Treinta años después

No caeré en la tentación de decir que estas cosas sólo pasan en España, pero aquí ocurren con mucha frecuencia. Me refiero a lo que conocemos, o desconocemos, como 23 F, a la intentona de alterar un orden constitucional muy reciente. Pues bien, pasan los años, abundan las interpretaciones, pero la evidencia está bastante ausente. Así ha sido siempre con nuestros magnicidios, más frecuentes que en los EEUU, me parece, de modo que ni sabemos quién mató a Prim, ni si el discurso de Fernández Miranda al abandonar el gobierno tras el atentado a Carrero Blanco era algo más que lírica astúrica, y se podrían multiplicar los ejemplos.  Más reciente es el caso del atentado del 11 de marzo, el día de la historia de Madrid en el que ha habido más muertos mediante la violencia, asunto sobre el que se ciernen interrogantes sobradamente obvios. 

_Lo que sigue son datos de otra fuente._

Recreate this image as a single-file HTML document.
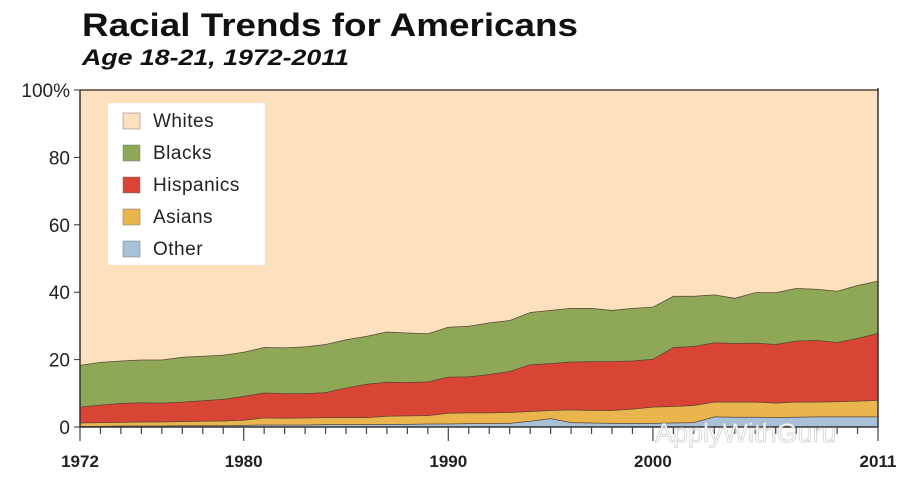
<!DOCTYPE html>
<html><head><meta charset="utf-8"><style>
body{margin:0;background:#fff;width:900px;height:481px;overflow:hidden;font-family:"Liberation Sans",Arial,sans-serif}
</style></head><body>
<svg id="chart" width="900" height="481">
<text x="82" y="36" font-size="32" font-weight="bold" fill="#111" textLength="496" lengthAdjust="spacingAndGlyphs">Racial Trends for Americans</text>
<text x="82" y="65" font-size="22" font-weight="bold" font-style="italic" fill="#111" textLength="267" lengthAdjust="spacingAndGlyphs">Age 18-21, 1972-2011</text>
<g id="areas"></g>
<g id="axes"></g>
<g id="legend"></g>
<text x="655" y="442" font-size="27" fill="#fff" stroke="#ccc" stroke-width="0.8" opacity="0.9">ApplyWithGuru</text>
</svg>
<script>
const years=[];for(let y=1972;y<=2011;y++)years.push(y);
const other=[0.3,0.3,0.4,0.4,0.4,0.5,0.5,0.5,0.6,0.7,0.7,0.7,0.8,0.8,0.8,0.9,0.9,1.0,1.0,1.1,1.1,1.2,1.8,2.6,1.4,1.3,1.2,1.2,1.2,1.3,1.4,3.1,3.0,3.0,2.9,3.0,3.1,3.1,3.1,3.1];
const asians=[1.0,1.1,1.1,1.2,1.2,1.2,1.3,1.4,1.5,2.1,2.0,2.1,2.1,2.1,2.1,2.4,2.5,2.5,3.2,3.2,3.2,3.2,2.9,2.4,3.8,3.7,3.8,4.2,4.8,4.9,5.1,4.4,4.5,4.5,4.3,4.5,4.4,4.5,4.7,4.9];
const hispanics=[4.7,5.2,5.6,5.7,5.6,5.8,6.1,6.4,7.1,7.4,7.3,7.2,7.4,8.8,9.9,10.1,9.9,10.0,10.7,10.7,11.4,12.2,13.9,13.9,14.2,14.5,14.5,14.3,14.2,17.5,17.5,17.6,17.4,17.5,17.4,18.1,18.3,17.6,18.6,19.9];
const blacks=[12.4,12.7,12.6,12.7,12.8,13.3,13.2,13.1,13.1,13.5,13.6,13.9,14.3,14.3,14.2,14.9,14.7,14.3,14.8,15.0,15.3,15.1,15.5,15.8,15.9,15.8,15.2,15.6,15.5,15.2,14.9,14.2,13.4,15.0,15.4,15.6,15.2,15.2,15.7,15.5];
const whites=years.map((_,i)=>+(100-other[i]-asians[i]-hispanics[i]-blacks[i]).toFixed(1));
const yTicks=[0,20,40,60,80,100];
const xLabels=[1972,1980,1990,2000,2011];

const NS="http://www.w3.org/2000/svg";
const X0=80,X1=878,Y0=427,Y1=90;
const xs=y=>X0+(y-1972)*(X1-X0)/(2011-1972);
const ys=v=>Y0-v*(Y0-Y1)/100;
function mk(tag,attrs,parent){const e=document.createElementNS(NS,tag);for(const k in attrs)e.setAttribute(k,attrs[k]);parent.appendChild(e);return e;}
const areas=document.getElementById('areas');
const series=[["other",other,"#a9c1d8","Other"],["asians",asians,"#ebb54e","Asians"],["hispanics",hispanics,"#d84535","Hispanics"],["blacks",blacks,"#8fa858","Blacks"],["whites",whites,"#fde0bd","Whites"]];
let base=years.map(()=>0);
series.forEach(s=>{
  const top=base.map((b,i)=>b+s[1][i]);
  let d="M"+years.map((y,i)=>xs(y)+","+ys(top[i])).join(" L");
  for(let i=years.length-1;i>=0;i--)d+=" L"+xs(years[i])+","+ys(base[i]);
  d+="Z";
  const p=mk('path',{d:d,fill:s[2]},areas);
  
  
  const l=mk('path',{d:"M"+years.map((y,i)=>xs(y)+","+ys(top[i])).join(" L"),fill:"none",stroke:"#5a4535","stroke-width":1.5},areas);
  
  
  base=top;
});
const ax=document.getElementById('axes');
const ra=mk('line',{x1:X1,y1:Y1-2,x2:X1,y2:Y0,stroke:"#333","stroke-width":1.5},ax);

const xa=mk('line',{x1:X0,y1:Y0,x2:X1,y2:Y0,stroke:"#333","stroke-width":1.5},ax);

const ya=mk('line',{x1:X0,y1:Y1,x2:X0,y2:Y0,stroke:"#333","stroke-width":1.5},ax);

yTicks.forEach(v=>{
  mk('line',{x1:X0-6,y1:ys(v),x2:X0,y2:ys(v),stroke:"#333"},ax);
  const t=mk('text',{x:70,y:ys(v)+7,"text-anchor":"end","font-size":19,fill:"#222"},ax);
  t.textContent=v===100?"100%":v;
  
});
years.forEach(y=>{
  const major=xLabels.includes(y);
  mk('line',{x1:xs(y),y1:Y0,x2:xs(y),y2:Y0+(major?14:7),stroke:"#444","stroke-width":1.2},ax);
});
xLabels.forEach(y=>{
  const t=mk('text',{x:xs(y),y:Y0+40,"text-anchor":"middle","font-size":17,"font-weight":"bold",fill:"#222"},ax);
  t.textContent=y;
  
});
const lg=document.getElementById('legend');
mk('rect',{x:108,y:103,width:157,height:162,fill:"#fff"},lg);
series.slice().reverse().forEach((s,i)=>{
  const cy=120+i*32;
  const r=mk('rect',{x:123,y:cy-7,width:17,height:16,fill:s[2],stroke:"#777","stroke-width":0.5},lg);
  
  const t=mk('text',{x:153,y:cy+7,"font-size":19,fill:"#222","letter-spacing":"0.5"},lg);
  t.textContent=s[3];
  
});
</script>
</body></html>
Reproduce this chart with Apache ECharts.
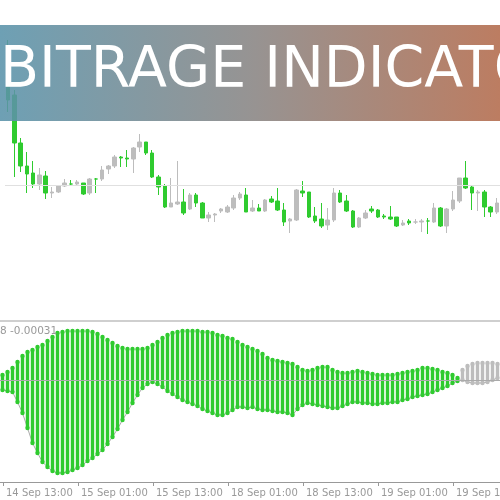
<!DOCTYPE html>
<html>
<head>
<meta charset="utf-8">
<script src="https://cdn.jsdelivr.net/npm/echarts@6/dist/echarts.min.js"></script>
<style>html,body{margin:0;padding:0;background:#fff}#main{width:500px;height:500px}</style>
</head>
<body>
<div id="main"></div>
<script>
// price pane values are in screen-ish units (inverted axis), [open, close, low, high]
var candles = [
	[60,100,40,112],[95,143,90,177],[143,166,138,172],[166,174,152,193],[173,184,161,188],
	[184,175,168,190],[176,193,171,199],[193,192,187,198],[192,186,185,193],[186,183,179,187],
	[184,184,180,186],[184,182,180,185],[183,194,183,195],[193,179,178,195],[179,179,178,193],
	[179,170,166,181],[169,166,165,174],[166,157,155,168],[157,158,156,167],[158,159,150,167],
	[159,148,147,173],[147,142,134,152],[142,153,142,155],[153,177,150,178],[177,187,175,195],
	[186,207,184,208],[207,203,178,207],[204,202,161,205],[202,213,189,215],[209,195,193,210],
	[195,203,193,207],[203,218,202,218],[218,215,212,222],[215,214,213,222],[211,209,208,213],
	[212,207,205,213],[208,198,195,210],[198,194,192,200],[195,212,188,212],[211,208,200,212],
	[208,211,204,211],[211,200,199,212],[199,202,196,203],[201,210,188,211],[210,222,203,226],
	[221,219,218,233],[220,190,189,221],[191,193,181,197],[192,217,192,218],[216,221,207,223],
	[219,226,203,228],[225,220,208,230],[220,193,188,222],[193,202,190,203],[201,211,195,212],
	[211,227,210,228],[227,218,217,228],[218,213,210,219],[209,211,206,213],[210,217,209,218],
	[216,217,214,219],[217,219,206,220],[217,226,217,227],[225,223,220,226],[221,223,219,225],
	[222,222,219,224],[222,221,219,232],[221,221,218,234],[222,208,203,223],[208,226,207,227],
	[226,209,208,233],[209,200,191,211],[201,178,178,203],[178,188,161,189],[187,193,185,210],
	[193,192,190,211],[192,207,190,217],[207,212,206,217],[212,203,198,214]
];
// indicator histogram: upper and lower ends of each bar (same inverted units)
var histTop = [
	375,372,368,362,356,352,350,347,345,341,
	337,333,332,331,331,331,331,331,332,334,
	337,340,343,346,348,349,349,349,349,348,
	345,342,338,335,333,332,331,331,331,331,
	332,332,333,335,336,338,339,342,345,347,
	349,351,354,358,360,361,362,363,364,367,
	370,371,370,368,367,367,370,372,373,373,
	372,371,372,373,374,375,375,375,375,374,
	373,372,371,370,368,368,369,370,372,373,
	375,378,370,366,364,363,363,363,363,364
];
var histBottom = [
	390,391,392,402,413,428,443,453,462,467,
	471,473,473,472,470,468,465,461,458,454,
	450,444,437,429,420,412,403,395,388,384,
	382,384,387,391,394,397,400,402,404,406,
	409,411,413,415,415,413,410,407,407,408,
	407,409,410,410,411,412,412,413,415,409,
	405,403,404,405,406,407,408,408,406,404,
	402,402,403,403,404,404,403,403,402,402,
	400,399,397,396,395,394,392,390,388,386,
	383,381,380,382,383,383,383,382,380,378
];
var greenCount = 92;
var timeLabels = ['14 Sep 13:00','15 Sep 01:00','15 Sep 13:00','18 Sep 01:00','18 Sep 13:00','19 Sep 01:00','19 Sep 13:00'];
var tickPos = [3,78,153,228,303,378,453];
var title = 'ARBITRAGE INDICATOR';

var green = '#2fcb2f';
var gray = '#bdbdbd';

var candleCats = [];
for (var i=0;i<candles.length;i++) candleCats.push(i);
var histCats = [];
var histData = [];
for (var k=0;k<histTop.length;k++){
	histCats.push(k);
	histData.push([k, histTop[k], histBottom[k]]);
}

// shift the title so that "AR" falls off the left edge
var titleFont = '57px "DejaVu Sans"';
var ctx = document.createElement('canvas').getContext('2d');
ctx.font = titleFont;
var arW = ctx.measureText('AR').width;

var myChart = echarts.init(document.getElementById('main'));
var option = {
	animation: false,
	backgroundColor: '#fff',
	grid: [
		{left: 5, right: 0, top: 0, height: 320, outerBoundsMode: 'none'},
		{left: 0, right: 0, top: 322, height: 160, outerBoundsMode: 'none'}
	],
	xAxis: [
		{type: 'category', gridIndex: 0, data: candleCats, show: false},
		{type: 'category', gridIndex: 1, data: histCats, show: false},
		{type: 'value', gridIndex: 1, min: 0, max: 500, position: 'bottom',
			splitLine: {show: false},
			axisLine: {show: true, lineStyle: {color: '#999', width: 1}},
			axisTick: {show: true, length: 4, customValues: tickPos, lineStyle: {color: '#999'}},
			axisLabel: {customValues: tickPos, align: 'left', margin: 6, color: '#999',
				fontSize: 10, fontFamily: 'DejaVu Sans', padding: [0, 0, 0, 3],
				formatter: function(v){ return timeLabels[tickPos.indexOf(v)] || ''; }}
		}
	],
	yAxis: [
		{type: 'value', gridIndex: 0, min: 0, max: 320, inverse: true, show: false, splitLine: {show: false}},
		{type: 'value', gridIndex: 1, min: 322, max: 482, inverse: true, show: false, splitLine: {show: false}}
	],
	series: [
		{
			type: 'candlestick', xAxisIndex: 0, yAxisIndex: 0,
			data: candles, barWidth: 4,
			itemStyle: {color: green, color0: gray, borderColor: green, borderColor0: gray, borderWidth: 1},
			markLine: {silent: true, symbol: 'none', label: {show: false},
				lineStyle: {color: '#e0e0e0', type: 'solid', width: 1}, data: [{yAxis: 185}]}
		},
		{
			type: 'line', xAxisIndex: 1, yAxisIndex: 1, data: histBottom, symbol: 'none',
			lineStyle: {color: '#aaa', width: 1}, z: 1,
			markLine: {silent: true, symbol: 'none', label: {show: false},
				lineStyle: {color: '#aaa', type: 'solid', width: 1}, data: [{yAxis: 380}]}
		},
		{
			type: 'custom', xAxisIndex: 1, yAxisIndex: 1, data: histData, z: 3,
			renderItem: function(params, api){
				var i = api.value(0);
				var p1 = api.coord([i, api.value(1)]);
				var p2 = api.coord([i, api.value(2)]);
				var c = i < greenCount ? green : gray;
				var w = 3.4;
				return {type: 'group', children: [
					{type: 'rect', shape: {x: p1[0]-w/2, y: p1[1], width: w, height: p2[1]-p1[1]}, style: {fill: c}},
					{type: 'circle', shape: {cx: p1[0], cy: p1[1], r: 2.2}, style: {fill: c}},
					{type: 'circle', shape: {cx: p2[0], cy: p2[1], r: 2.2}, style: {fill: c}}
				]};
			}
		}
	],
	graphic: [
		{type: 'rect', left: 0, top: 320, shape: {width: 500, height: 2}, style: {fill: '#cfcfcf'}, z: 10},
		{type: 'text', left: 0, top: 326, style: {text: '8 -0.00031', fill: '#999', fontSize: 10.5, fontFamily: 'DejaVu Sans'}, z: 10},
		{type: 'rect', left: 0, top: 25, shape: {width: 500, height: 96}, z: 20,
			style: {opacity: 0.88, fill: new echarts.graphic.LinearGradient(0, 0, 1, 0, [
				{offset: 0, color: '#5a93aa'}, {offset: 0.5, color: '#888584'}, {offset: 1, color: '#b36b4c'}])}},
		{type: 'text', x: -arW, y: 72, z: 21,
			style: {text: title, fill: '#fff', font: titleFont, verticalAlign: 'middle'}}
	]
};
myChart.setOption(option);
</script>
</body>
</html>
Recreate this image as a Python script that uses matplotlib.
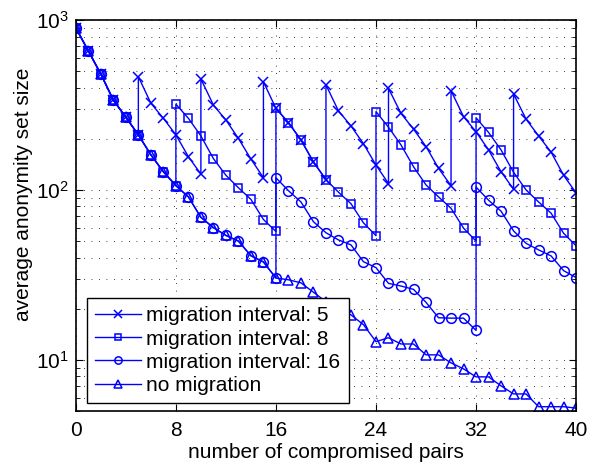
import matplotlib
matplotlib.use("Agg")
import matplotlib.pyplot as plt
from matplotlib.ticker import LogLocator, NullFormatter, FixedLocator

plt.rcParams['font.family'] = ['Liberation Sans', 'DejaVu Sans']
plt.rcParams['mathtext.fontset'] = 'custom'
plt.rcParams['mathtext.rm'] = 'Liberation Sans'
plt.rcParams['mathtext.it'] = 'Liberation Sans:italic'

# ---- data ----
# no migration baseline, x = 0..40
base_x = list(range(0, 41))
base_y = [900, 658, 481, 338, 268, 211, 161, 128, 106, 91,
          69, 60, 54, 50, 41, 37.7, 30.3, 29.6, 28.4, 25,
          22, 20, 18.4, 16.1, 12.8, 13.5, 12.4, 12.4, 10.7, 10.7,
          9.6, 8.85, 7.94, 7.94, 7.03, 6.3, 6.3, 5.3, 5.3, 5.3, 5.2]

# migration interval 5 (x repeated where migration happens)
m5_x = [0, 1, 2, 3, 4, 5,
        5, 6, 7, 8, 9, 10,
        10, 11, 12, 13, 14, 15,
        15, 16, 17, 18, 19, 20,
        20, 21, 22, 23, 24, 25,
        25, 26, 27, 28, 29, 30,
        30, 31, 32, 33, 34, 35,
        35, 36, 37, 38, 39, 40]
m5_y = [900, 658, 481, 338, 268, 211,
        464, 324, 264, 211, 157, 124,
        450, 316, 258, 201, 152, 118,
        433, 302, 249, 197, 146, 115,
        415, 292, 238, 187, 140, 109,
        396, 282, 228, 180, 134, 106,
        384, 270, 220, 172, 128, 101,
        367, 261, 208, 167, 122, 96]

# migration interval 8
m8_x = [0, 1, 2, 3, 4, 5, 6, 7, 8,
        8, 9, 10, 11, 12, 13, 14, 15, 16,
        16, 17, 18, 19, 20, 21, 22, 23, 24,
        24, 25, 26, 27, 28, 29, 30, 31, 32,
        32, 33, 34, 35, 36, 37, 38, 39, 40]
m8_y = [900, 658, 481, 338, 268, 211, 161, 128, 106,
        320, 264, 208, 153, 122, 103, 88, 67, 57,
        302, 249, 197, 146, 115, 97, 83, 64, 53.8,
        289, 234, 184, 137, 107, 91, 78, 59.6, 50,
        266, 218, 172, 127, 100, 85, 73, 55.6, 46.9]

# migration interval 16
m16_x = [0, 1, 2, 3, 4, 5, 6, 7, 8, 9, 10, 11, 12, 13, 14, 15, 16,
         16, 17, 18, 19, 20, 21, 22, 23, 24, 25, 26, 27, 28, 29, 30, 31, 32,
         32, 33, 34, 35, 36, 37, 38, 39, 40]
m16_y = [900, 658, 481, 338, 268, 211, 161, 128, 106, 91, 69, 60, 54, 50, 41, 37.7, 30.3,
         118, 99, 85, 65, 56, 50.8, 47.5, 37.8, 34.9, 28.2, 27.2, 26, 21.8, 17.7, 17.6, 17.6, 14.9,
         104, 87, 75, 57.4, 48.5, 44.4, 40.9, 33.5, 30.5]

labels = ['migration interval: 5', 'migration interval: 8',
          'migration interval: 16', 'no migration']
x_ticks = [0, 8, 16, 24, 32, 40]

# ---- plot ----
fig = plt.figure(figsize=(5.97, 4.66), dpi=100)
ax = fig.add_axes([0.127, 0.118, 0.838, 0.839])

blue = (0, 0, 1)
common = dict(color=blue, lw=1.0, mfc='none', mec=blue, mew=1.1)
ax.plot(m5_x, m5_y, marker='x', ms=7, label=labels[0], **common)
ax.plot(m8_x, m8_y, marker='s', ms=6, label=labels[1], **common)
ax.plot(m16_x, m16_y, marker='o', ms=7, label=labels[2], **common)
ax.plot(base_x, base_y, marker='^', ms=7, label=labels[3], **common)

ax.set_yscale('log')
ax.set_xlim(0, 40)
ax.set_ylim(5, 1000)
ax.xaxis.set_major_locator(FixedLocator(x_ticks))
ax.yaxis.set_major_locator(LogLocator(base=10, numticks=10))
ax.yaxis.set_minor_locator(LogLocator(base=10, subs=range(2, 10), numticks=20))
ax.yaxis.set_minor_formatter(NullFormatter())

gls = (0, (1, 8))
ax.grid(True, which='major', axis='both', color='k', linestyle=gls, lw=0.6)
ax.grid(True, which='minor', axis='y', color='k', linestyle=gls, lw=0.6)

ax.tick_params(which='both', direction='in', top=True, right=True, labelsize=15)
ax.tick_params(which='major', length=5)
ax.tick_params(axis='x', which='major', pad=7)
ax.tick_params(axis='y', which='major', pad=5)
ax.tick_params(which='minor', length=3)
for s in ax.spines.values():
    s.set_linewidth(1.2)

ax.set_xlabel('number of compromised pairs', fontsize=15, labelpad=2)
ax.set_ylabel('average anonymity set size', fontsize=15)
ax.yaxis.set_label_coords(-0.086, 0.555)

leg = ax.legend(loc='lower left', bbox_to_anchor=(0.022, 0.02), borderaxespad=0,
                fontsize=15, frameon=True, fancybox=False, markerscale=0.75,
                edgecolor='k', framealpha=1, borderpad=0.4, labelspacing=0.2,
                handlelength=2.2, handletextpad=0.25)
leg.get_frame().set_linewidth(1.0)

fig.savefig('out.png', dpi=100)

Ya digo que no es sólo cosa nuestra, y no hay más que pensar en el magnicidio de Dallas para caer en la cuenta, pero entre nosotros se consigue con cierta facilidad esto de que pase algo y no haya nadie capaz de explicarlo de manera plenamente satisfactoria. Somos un país viejo, perito en secretos agravios y ocultas venganzas, y a ocultación, la mentira y la hipocresía son deportes nacionales, como corresponde a una sociedad que es más cobarde de lo que debiera, tal vez porque cuando ha sido valiente no ha merecido la pena.